▶ _PROBLEM DETAILS_:
Go through the data below and copy it exactly, skipping every picture.
*** DATA BLOCK
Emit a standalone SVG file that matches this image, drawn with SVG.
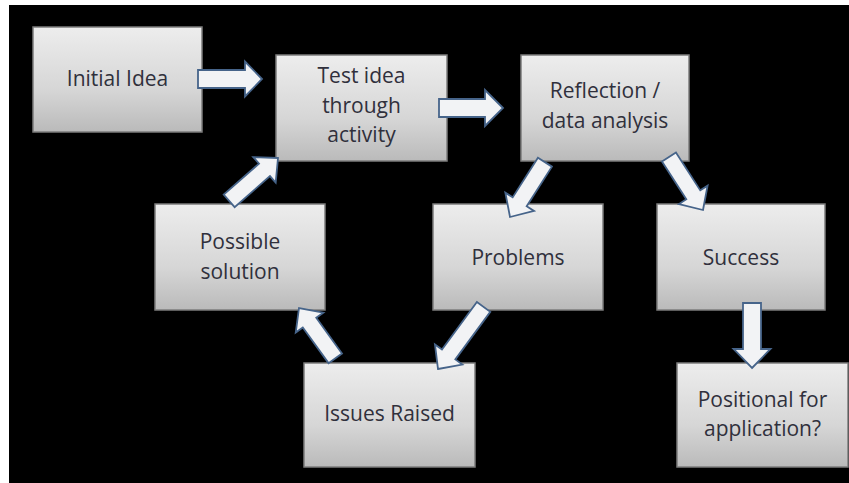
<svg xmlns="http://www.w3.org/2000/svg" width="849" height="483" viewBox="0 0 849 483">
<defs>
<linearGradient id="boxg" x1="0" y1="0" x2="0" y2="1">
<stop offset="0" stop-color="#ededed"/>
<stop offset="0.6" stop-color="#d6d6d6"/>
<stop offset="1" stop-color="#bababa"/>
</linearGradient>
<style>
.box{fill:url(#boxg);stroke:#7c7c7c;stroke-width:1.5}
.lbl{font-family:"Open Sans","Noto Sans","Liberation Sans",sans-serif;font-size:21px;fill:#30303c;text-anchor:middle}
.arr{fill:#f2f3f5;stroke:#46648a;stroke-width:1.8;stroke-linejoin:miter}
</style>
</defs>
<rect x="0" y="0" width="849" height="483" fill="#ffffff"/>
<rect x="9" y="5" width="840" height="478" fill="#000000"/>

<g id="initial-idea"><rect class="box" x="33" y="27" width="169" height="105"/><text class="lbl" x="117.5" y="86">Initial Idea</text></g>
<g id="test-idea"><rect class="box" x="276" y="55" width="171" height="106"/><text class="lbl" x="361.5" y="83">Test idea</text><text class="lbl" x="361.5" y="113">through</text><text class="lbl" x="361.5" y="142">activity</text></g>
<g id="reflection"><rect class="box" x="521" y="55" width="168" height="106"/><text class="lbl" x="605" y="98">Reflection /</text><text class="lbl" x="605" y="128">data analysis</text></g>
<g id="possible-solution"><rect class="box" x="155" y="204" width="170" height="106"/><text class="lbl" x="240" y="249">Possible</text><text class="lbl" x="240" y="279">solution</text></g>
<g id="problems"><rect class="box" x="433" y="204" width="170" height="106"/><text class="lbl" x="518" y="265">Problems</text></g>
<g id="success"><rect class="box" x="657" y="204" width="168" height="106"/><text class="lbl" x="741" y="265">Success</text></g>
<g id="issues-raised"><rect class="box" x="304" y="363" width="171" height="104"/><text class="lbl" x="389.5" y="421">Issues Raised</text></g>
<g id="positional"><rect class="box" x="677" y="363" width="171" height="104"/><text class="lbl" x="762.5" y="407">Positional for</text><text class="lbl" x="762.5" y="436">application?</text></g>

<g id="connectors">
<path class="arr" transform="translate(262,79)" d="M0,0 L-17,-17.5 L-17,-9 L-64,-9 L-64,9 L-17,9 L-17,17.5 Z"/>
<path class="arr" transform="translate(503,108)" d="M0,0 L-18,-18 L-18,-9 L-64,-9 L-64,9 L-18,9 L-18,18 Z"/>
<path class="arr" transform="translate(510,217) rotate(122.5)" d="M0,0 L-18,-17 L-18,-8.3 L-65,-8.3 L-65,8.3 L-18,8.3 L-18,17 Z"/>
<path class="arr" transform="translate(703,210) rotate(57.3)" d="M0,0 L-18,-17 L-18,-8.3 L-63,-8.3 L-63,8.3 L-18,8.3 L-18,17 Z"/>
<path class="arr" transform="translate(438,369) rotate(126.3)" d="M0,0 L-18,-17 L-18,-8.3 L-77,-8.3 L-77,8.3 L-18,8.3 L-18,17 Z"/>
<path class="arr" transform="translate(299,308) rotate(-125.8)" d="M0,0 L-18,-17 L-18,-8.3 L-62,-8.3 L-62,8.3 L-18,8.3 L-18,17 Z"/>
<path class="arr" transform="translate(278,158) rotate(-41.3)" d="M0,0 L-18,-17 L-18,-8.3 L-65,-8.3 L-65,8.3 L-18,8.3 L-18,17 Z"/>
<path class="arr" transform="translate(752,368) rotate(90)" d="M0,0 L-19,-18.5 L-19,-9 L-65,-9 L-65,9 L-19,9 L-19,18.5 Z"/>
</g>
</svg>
******
▶ _SOLUTION TO THIS TASK_:
Emit a standalone SVG file that matches this image, drawn with SVG.
<svg xmlns="http://www.w3.org/2000/svg" width="849" height="483" viewBox="0 0 849 483">
<defs>
<linearGradient id="boxg" x1="0" y1="0" x2="0" y2="1">
<stop offset="0" stop-color="#ededed"/>
<stop offset="0.6" stop-color="#d6d6d6"/>
<stop offset="1" stop-color="#bababa"/>
</linearGradient>
<style>
.box{fill:url(#boxg);stroke:#7c7c7c;stroke-width:1.5}
.lbl{font-family:"Open Sans","Noto Sans","Liberation Sans",sans-serif;font-size:21px;fill:#30303c;text-anchor:middle}
.arr{fill:#f2f3f5;stroke:#46648a;stroke-width:1.8;stroke-linejoin:miter}
</style>
</defs>
<rect x="0" y="0" width="849" height="483" fill="#ffffff"/>
<rect x="9" y="5" width="840" height="478" fill="#000000"/>

<g id="initial-idea"><rect class="box" x="33" y="27" width="169" height="105"/><text class="lbl" x="117.5" y="86">Initial Idea</text></g>
<g id="test-idea"><rect class="box" x="276" y="55" width="171" height="106"/><text class="lbl" x="361.5" y="83">Test idea</text><text class="lbl" x="361.5" y="113">through</text><text class="lbl" x="361.5" y="142">activity</text></g>
<g id="reflection"><rect class="box" x="521" y="55" width="168" height="106"/><text class="lbl" x="605" y="98">Reflection /</text><text class="lbl" x="605" y="128">data analysis</text></g>
<g id="possible-solution"><rect class="box" x="155" y="204" width="170" height="106"/><text class="lbl" x="240" y="249">Possible</text><text class="lbl" x="240" y="279">solution</text></g>
<g id="problems"><rect class="box" x="433" y="204" width="170" height="106"/><text class="lbl" x="518" y="265">Problems</text></g>
<g id="success"><rect class="box" x="657" y="204" width="168" height="106"/><text class="lbl" x="741" y="265">Success</text></g>
<g id="issues-raised"><rect class="box" x="304" y="363" width="171" height="104"/><text class="lbl" x="389.5" y="421">Issues Raised</text></g>
<g id="positional"><rect class="box" x="677" y="363" width="171" height="104"/><text class="lbl" x="762.5" y="407">Positional for</text><text class="lbl" x="762.5" y="436">application?</text></g>

<g id="connectors">
<path class="arr" transform="translate(262,79)" d="M0,0 L-17,-17.5 L-17,-9 L-64,-9 L-64,9 L-17,9 L-17,17.5 Z"/>
<path class="arr" transform="translate(503,108)" d="M0,0 L-18,-18 L-18,-9 L-64,-9 L-64,9 L-18,9 L-18,18 Z"/>
<path class="arr" transform="translate(510,217) rotate(122.5)" d="M0,0 L-18,-17 L-18,-8.3 L-65,-8.3 L-65,8.3 L-18,8.3 L-18,17 Z"/>
<path class="arr" transform="translate(703,210) rotate(57.3)" d="M0,0 L-18,-17 L-18,-8.3 L-63,-8.3 L-63,8.3 L-18,8.3 L-18,17 Z"/>
<path class="arr" transform="translate(438,369) rotate(126.3)" d="M0,0 L-18,-17 L-18,-8.3 L-77,-8.3 L-77,8.3 L-18,8.3 L-18,17 Z"/>
<path class="arr" transform="translate(299,308) rotate(-125.8)" d="M0,0 L-18,-17 L-18,-8.3 L-62,-8.3 L-62,8.3 L-18,8.3 L-18,17 Z"/>
<path class="arr" transform="translate(278,158) rotate(-41.3)" d="M0,0 L-18,-17 L-18,-8.3 L-65,-8.3 L-65,8.3 L-18,8.3 L-18,17 Z"/>
<path class="arr" transform="translate(752,368) rotate(90)" d="M0,0 L-19,-18.5 L-19,-9 L-65,-9 L-65,9 L-19,9 L-19,18.5 Z"/>
</g>
</svg>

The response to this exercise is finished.